Musa de Yves Saint Laurent, quién la llamaba Jirafita; de Emilio Pucci, para quien era Unicornio de marfil y adorada por Valentino, que la apodo “La última reina de París”, la condesa Jacqueline de Ribes ha trabajado mano a mano con el Metropolitan Museum of Art para armar la muestra que le rendirá honor como ícono de estilo el próximo otoño.
Cuando la condesa Jacqueline de Ribes se casó con Édouard de Ribes tenía 19 años y dos vestidos en su closet. “La vida ha mejorado un poco para ella, porque ahora tiene 200”, dijo su marido cuando el Gobierno francés la ordenó Caballero de la Legión de Honor por su labor cultural y filantrópica en el año 2010.
Pero el conde se quedó corto. La colección de alta costura y prêt-à-porter de la aristócrata y socialitè francesa bordea las 400 piezas, y una selección de estas estará expuesta en el Costume Institute del Museo Metropolitan de Nueva York.
Jacqueline Bonnin de la Bonninière, hija de los condes de Beaumont, nació el 14 de julio de 1929 -en el aniversario 140º de la toma de la bastilla. 18 años después, había sobrevivido a la ocupación de Francia durante la II Guerra Mundial y su vida cambiaría para siempre. Conoció el atelier de Christian Dior gracias a su tío, el conde Étienne de Beaumont, donde inició su relación con la moda y el diseño.
Gracias a aquel encuentro con el creador francés, siguió nutriendo su interés por la moda hasta llegar a conocer a Diana Vreeland. Ppoco tiempo después, a los 19 años. en una fiesta en San Juan de Luz, conoció al que aún hoy es su marido, Édouard Vizconde de Ribes. “Vi a esta gacela e inmediatamente me enamoré de ella”, dice él siempre.
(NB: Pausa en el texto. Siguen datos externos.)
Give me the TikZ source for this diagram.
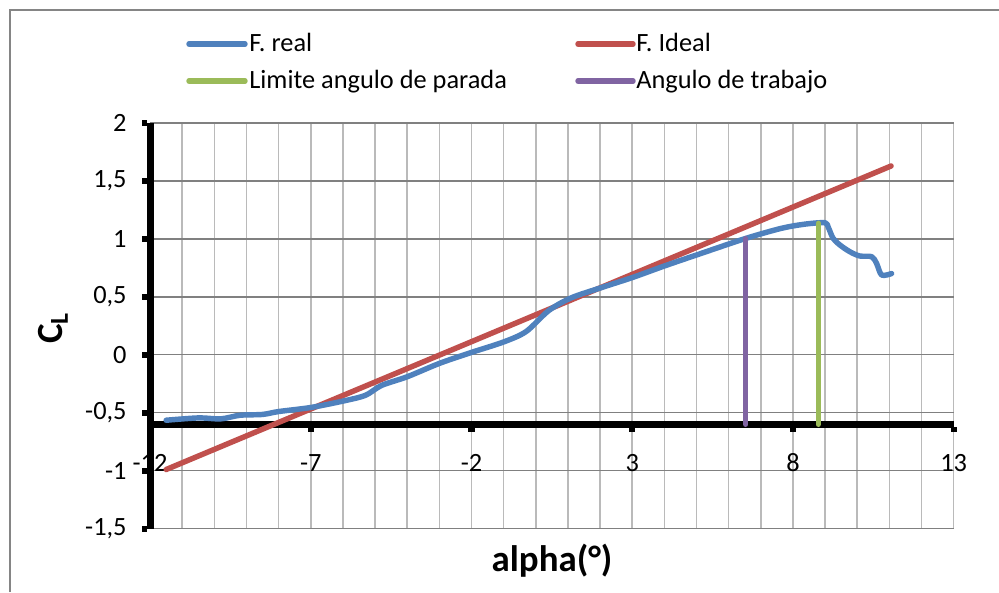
\documentclass[tikz,border=0pt]{standalone}
\usepackage{fontspec}
\setmainfont{Carlito}
\definecolor{freal}{HTML}{4F81BD}
\definecolor{fideal}{HTML}{C0504D}
\definecolor{flimite}{HTML}{9BBB59}
\definecolor{ftrabajo}{HTML}{8064A2}
\begin{document}
\begin{tikzpicture}
  [x=0.02cm,y=-0.02cm,
   every node/.style={inner sep=0pt,font=\fontsize{15}{18}\selectfont},
   gridv/.style={draw=black!27,line width=0.9pt},
   gridh/.style={draw=black!50,line width=0.9pt},
   axisline/.style={line width=4pt,black},
   tickline/.style={line width=3.6pt,black},
   serie/.style={line width=3.1pt,line cap=round,line join=round},
   titulo/.style={font=\fontsize{21}{24}\selectfont\bfseries}]
  \useasboundingbox (0,0) rectangle (999,592);
  % marco
  \draw[black!48,line width=1.5pt] (10,592) -- (10,10) -- (999,10);
  % leyenda
  \draw[serie,freal] (189,44) -- (245,44);
  \node[anchor=base west] (lreal) at (249,51) {F. real};
  \draw[serie,fideal] (578,44) -- (633,44);
  \node[anchor=base west] (lideal) at (636,51) {F. Ideal};
  \draw[serie,flimite] (189,81) -- (245,81);
  \node[anchor=base west] (llimite) at (249,88) {Limite angulo de parada};
  \draw[serie,ftrabajo] (578,81) -- (633,81);
  \node[anchor=base west] (ltrabajo) at (636,88) {Angulo de trabajo};
  % titulos
  \node[titulo] (tx) at (552,561) {alpha(°)};
  \node[titulo,rotate=90] (ty) at (53,328) {C\textsubscript{L}};
  \begin{scope}[shift={(535.8,354.7)},x=0.643cm,y=2.32cm]
    \foreach \a in {-11,...,13}
      \draw[gridv] (\a,-1.5) -- (\a,2);
    \foreach \c in {-1.5,-1,-0.5,0,0.5,1,1.5,2}
      \draw[gridh] (-12,\c) -- (13,\c);
    \foreach \c/\t in {2/2,1.5/{1,5},1/1,0.5/{0,5},0/0,-0.5/{-0,5},-1/-1,-1.5/{-1,5}}
      \node[anchor=east] (y\t) at (-12.72,\c) {\t};
    \foreach \a in {-12,-7,-2,3,8,13}
      \node (x\a) at (\a,-0.93) {\a};
    % ejes
    \draw[axisline] (-12,-1.5) -- (-12,2);
    \draw[axisline] (-12,-0.6) -- (13,-0.6);
    \foreach \c in {-1.5,-1,-0.5,0,0.5,1,1.5,2}
      \draw[tickline] (-12,\c) ++(-1.8pt,0) -- ++(-2.6pt,0);
    \foreach \a in {-7,-2,3,8,13}
      \draw[tickline] (\a,-0.6) ++(0,-1.8pt) -- ++(0,-2.6pt);
    % series
    \draw[serie,fideal] (-11.5,-0.99) -- (11.05,1.627);
    \draw[serie,freal] plot[smooth,tension=0.5] coordinates {
      (-11.5,-0.565) (-10.5,-0.545) (-9.8,-0.553) (-9.2,-0.522) (-8.5,-0.515)
      (-8,-0.49) (-7,-0.455) (-6,-0.40) (-5.3,-0.35) (-4.8,-0.265) (-4,-0.19)
      (-3,-0.075) (-2,0.02) (-1,0.11) (-0.3,0.2) (0.4,0.38) (1.1,0.49)
      (2,0.575) (3,0.665) (4,0.765) (5,0.86) (6.5,1.0) (7.5,1.08) (8,1.11)
      (8.5,1.13) (9,1.138) (9.1,1.098) (9.25,1.003) (9.46,0.946) (9.77,0.888)
      (10.08,0.851) (10.45,0.845) (10.6,0.788) (10.76,0.687) (11.07,0.70)};
    \draw[serie,ftrabajo] (6.53,1.0) -- (6.53,-0.6);
    \draw[serie,flimite] (8.79,1.133) -- (8.79,-0.6);
  \end{scope}
\end{tikzpicture}
\end{document}
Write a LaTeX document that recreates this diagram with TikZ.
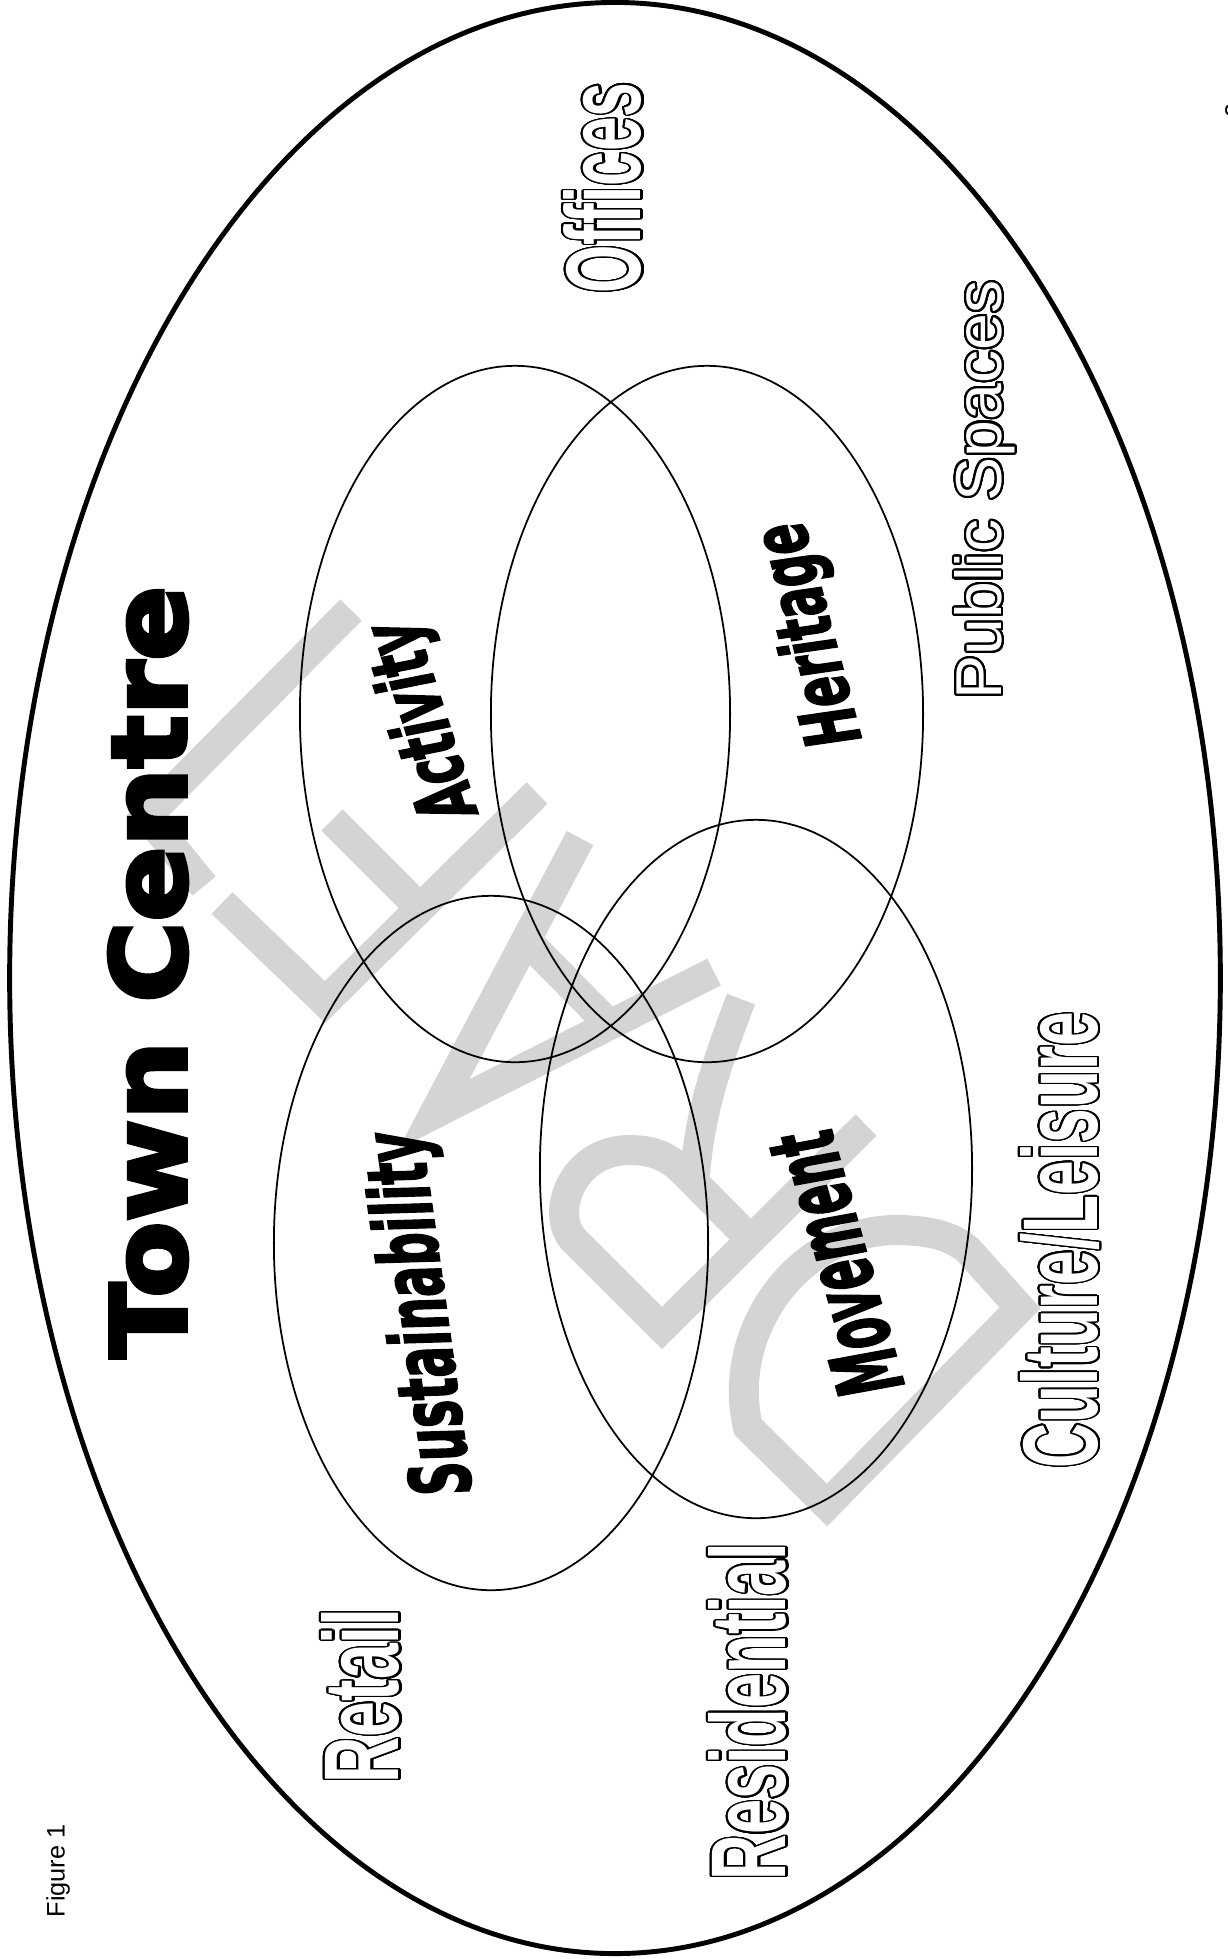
\documentclass[tikz,border=0pt]{standalone}
\usepackage{fontspec}
\setmainfont{Liberation Sans}
\newfontfamily\heavyfont{DejaVu Sans}[BoldFeatures={FakeBold=2.5}, BoldItalicFeatures={FakeBold=2.5}]
\newfontfamily\titlefont{DejaVu Sans}[BoldFeatures={FakeBold=4}]
\usepackage[copies]{contour}
\usetikzlibrary{shapes.geometric}
\contourlength{0.6pt}
\contournumber{32}

\tikzset{
  zone/.style={draw, ellipse, line width=0.5pt, inner sep=0pt},
  hollow/.style={rotate=90, inner sep=0pt, font=\fontsize{30}{30}\selectfont\bfseries},
  theme/.style={inner sep=0pt, font=\heavyfont\fontsize{20}{20}\selectfont\bfseries\itshape},
  logo/.style={draw=black!17, line width=0.30cm, line join=miter, line cap=butt},
}
\newcommand{\hollowtext}[3]{\resizebox{#1}{#2}{\color{white}\contour{black}{#3}}}

\begin{document}
\begin{tikzpicture}[x=0.01cm, y=-0.01cm]
  \useasboundingbox[fill=white] (0,0) rectangle (1228,1959);

  % watermark logo
  \draw[logo] (351,610) -- (147,816) -- (204,886);
  \draw[logo] (332,820) -- (420,908);
  \draw[logo] (537,793) -- (325,1002) -- (222,903);
  \draw[logo] (580,838) -- (434,1114) -- (714,972);
  \draw[logo] (526,940) -- (610,1025);
  \draw[logo] (866,1125) -- (662,1328) -- (574,1240) .. controls (550,1216) and (570,1150) .. (630,1150) .. controls (655,1150) and (668,1158) .. (680,1168) -- (751,1240);
  \draw[logo] (741,999) .. controls (718,1060) and (700,1110) .. (695,1175);
  \draw[logo] (827,1505) -- (748,1427) .. controls (725,1330) and (800,1228) .. (900,1230) .. controls (930,1231) and (950,1235) .. (968,1250) -- (1020,1308) -- cycle;

  % rings
  \node[zone, line width=1.4pt, minimum width=12.10cm, minimum height=19.50cm] (town) at (615,978) {};
  \node[zone, minimum width=4.30cm, minimum height=6.96cm] (activity) at (515,714) {};
  \node[zone, minimum width=4.32cm, minimum height=6.96cm] (heritage) at (707,714) {};
  \node[zone, minimum width=4.34cm, minimum height=6.94cm] (sustain) at (491,1243) {};
  \node[zone, minimum width=4.32cm, minimum height=6.98cm] (movement) at (756,1169) {};

  % title
  \node[inner sep=0pt, rotate=90, font=\titlefont\bfseries\fontsize{30}{30}\selectfont] (title) at (148,972) {\resizebox{7.72cm}{0.77cm}{Town Centre}};

  % themes
  \node[theme, rotate=108] (activitylbl) at (425,720) {\resizebox{2.05cm}{0.60cm}{Activity}};
  \node[theme, rotate=105] (heritagelbl) at (812,634) {\resizebox{2.28cm}{0.58cm}{Heritage}};
  \node[theme, rotate=98] (sustainlbl) at (424,1313) {\resizebox{3.66cm}{0.63cm}{Sustainability}};
  \node[theme, rotate=106] (movementlbl) at (836,1264) {\resizebox{2.70cm}{0.66cm}{Movement}};

  % uses
  \node[hollow] (offices) at (604,188) {\hollowtext{2.11cm}{0.77cm}{Offices}};
  \node[hollow, font=\fontsize{18.6}{18}\selectfont] (public) at (986,490) {\hollowtext{4.19cm}{0.47cm}{Public Spaces}};
  \node[hollow] (culture) at (1061,1240) {\hollowtext{4.56cm}{0.77cm}{Culture/Leisure}};
  \node[hollow] (retail) at (362,1696) {\hollowtext{1.75cm}{0.77cm}{Retail}};
  \node[hollow] (resid) at (749,1712) {\hollowtext{3.37cm}{0.77cm}{Residential}};

  % page furniture
  \node[rotate=90, inner sep=0pt, font=\fontsize{7.2}{7}\selectfont] (figlbl) at (58,1871) {Figure 1};
  \node[rotate=90, inner sep=0pt, font=\fontsize{7.2}{7}\selectfont] (pagenum) at (1234,110) {2};
\end{tikzpicture}
\end{document}
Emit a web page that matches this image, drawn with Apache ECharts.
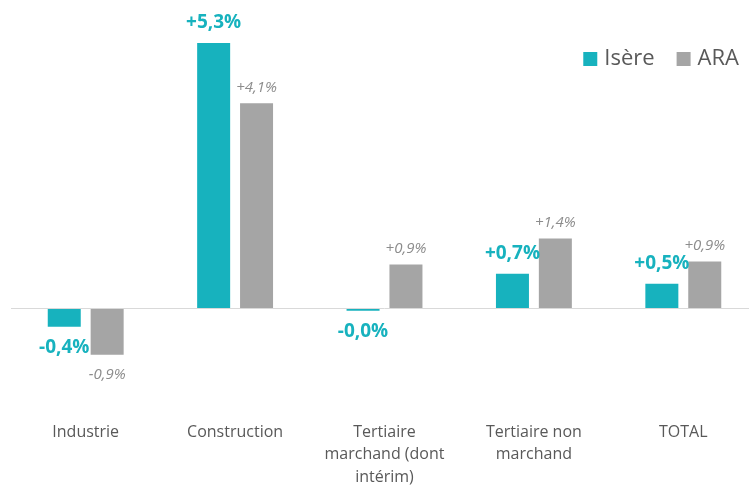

Después de casarse, empezó a trabajar discretamente para Oleg Cassini y Pucci. En 1956 dió su primer salto a la fama cuando apareció en la lista de Eleanor Lambert de las mejor vestidas del año. Para ese entonces, contaba con unos cuantos vestidos couture y varios diseños propios. Ya en 1962, fue introducida al International Best-Dressed List Hall of Fame y veinte años después presentó su primera colección propia con el apoyo absoluto de Yves Saint Laurent, una línea que mantendría hasta 1995.
Jacqueline no solo era una mujer que sabía vestirse bien. Su físico único es otra característica que la convirtió en la reina de la sociedad. Su suegro, el conde de Ribes, la describía como “un cruce entre princesa rusa y chica del (cabaret) Follies Bergère”, por su elegancia y clase natural condimentadas por su espíritu libre e inagotable. Así,se convirtió en el alma de todas las fiestas y encuentros sociales desde el París de la posguerra, al Nueva York de los cincuenta o la Ibiza de los años sesenta. Era delgada, con piernas largas, y fue su perfil egipcio lo que enamoró a Saint Laurent en París y a Diana Vreeland en Nueva York. En su primer viaje a NYC, la condesa conoció a la poderosa editora de Harper’s Bazaar y ésta arregló una cita con el fotógrafo Richard Avedon. Fue en esa sección donde salió la imagen más icónica de la aristócrata: de perfil, con su cuello largo, su nariz altiva, su espesa melena trenzada, y un maquillaje que agrandaba sus ojos almendrados. Su retrato es parte de la serie “Swans” de Avedon. Gracias a la ayuda de Diana Vreeland, la Condesa encontró su estilo de esfinge egipcia, orgullosa de un perfil nada convencional. Avedon dijo después de fotografiarla: “Siento pena por las casi bellezas de pequeña nariz”.
Harold Koda, el curador de la exposición del Met, y la condesa llevan años buceando entre los tesoros que guarda en las habitaciones de su piso en París: las más de 400 piezas de vestuario, joyas y accesorios, todo perfectamente planchado y ordenado por su mayordomo, Dominique.
La selección estará disponible para el público desde el 3 de noviembre. Por fin, el Museo Metropolitano de Arte de Nueva York celebrará a la condesa con los honores que merece.